- Your instructions
Without including any images, reproduce each entry exactly.

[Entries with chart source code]
★ ★ ★ ★ ★ ★ ★

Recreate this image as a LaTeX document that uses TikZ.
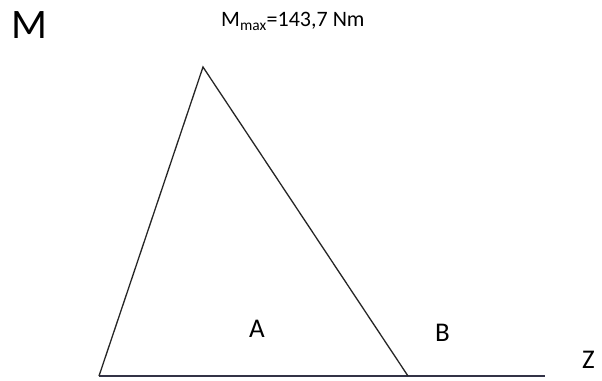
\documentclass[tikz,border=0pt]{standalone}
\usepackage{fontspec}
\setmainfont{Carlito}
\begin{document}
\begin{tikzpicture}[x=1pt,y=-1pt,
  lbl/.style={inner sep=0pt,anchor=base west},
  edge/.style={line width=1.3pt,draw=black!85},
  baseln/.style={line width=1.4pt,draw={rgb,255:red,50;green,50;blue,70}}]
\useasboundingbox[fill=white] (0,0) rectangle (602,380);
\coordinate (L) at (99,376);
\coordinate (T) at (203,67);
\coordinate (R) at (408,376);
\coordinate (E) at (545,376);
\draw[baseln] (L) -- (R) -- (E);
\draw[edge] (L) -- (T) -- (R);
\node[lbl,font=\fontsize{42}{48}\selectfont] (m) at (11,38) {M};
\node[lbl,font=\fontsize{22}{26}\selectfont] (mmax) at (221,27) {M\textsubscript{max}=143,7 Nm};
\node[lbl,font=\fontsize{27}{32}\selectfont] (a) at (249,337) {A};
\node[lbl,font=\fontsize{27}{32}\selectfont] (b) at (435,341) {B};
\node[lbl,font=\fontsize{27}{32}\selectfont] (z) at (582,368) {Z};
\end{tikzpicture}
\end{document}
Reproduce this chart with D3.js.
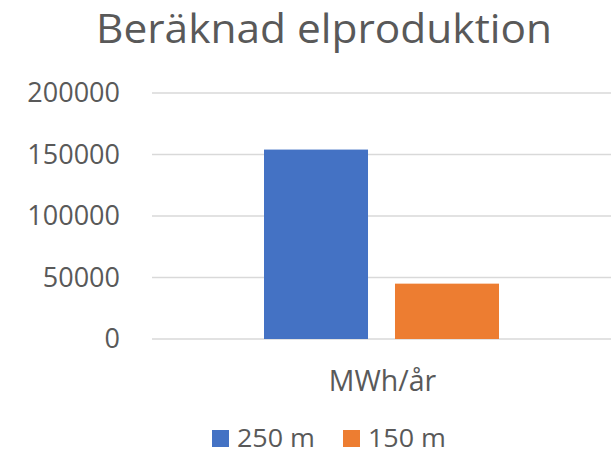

★ ★ ★ ★ ★ ★ ★

- Response for this exercise
Recreate this image as a LaTeX document that uses TikZ.
\documentclass[tikz,border=0pt]{standalone}
\usepackage{fontspec}
\setmainfont{Carlito}
\begin{document}
\begin{tikzpicture}[x=1pt,y=-1pt,
  lbl/.style={inner sep=0pt,anchor=base west},
  edge/.style={line width=1.3pt,draw=black!85},
  baseln/.style={line width=1.4pt,draw={rgb,255:red,50;green,50;blue,70}}]
\useasboundingbox[fill=white] (0,0) rectangle (602,380);
\coordinate (L) at (99,376);
\coordinate (T) at (203,67);
\coordinate (R) at (408,376);
\coordinate (E) at (545,376);
\draw[baseln] (L) -- (R) -- (E);
\draw[edge] (L) -- (T) -- (R);
\node[lbl,font=\fontsize{42}{48}\selectfont] (m) at (11,38) {M};
\node[lbl,font=\fontsize{22}{26}\selectfont] (mmax) at (221,27) {M\textsubscript{max}=143,7 Nm};
\node[lbl,font=\fontsize{27}{32}\selectfont] (a) at (249,337) {A};
\node[lbl,font=\fontsize{27}{32}\selectfont] (b) at (435,341) {B};
\node[lbl,font=\fontsize{27}{32}\selectfont] (z) at (582,368) {Z};
\end{tikzpicture}
\end{document}
Reproduce this chart with D3.js.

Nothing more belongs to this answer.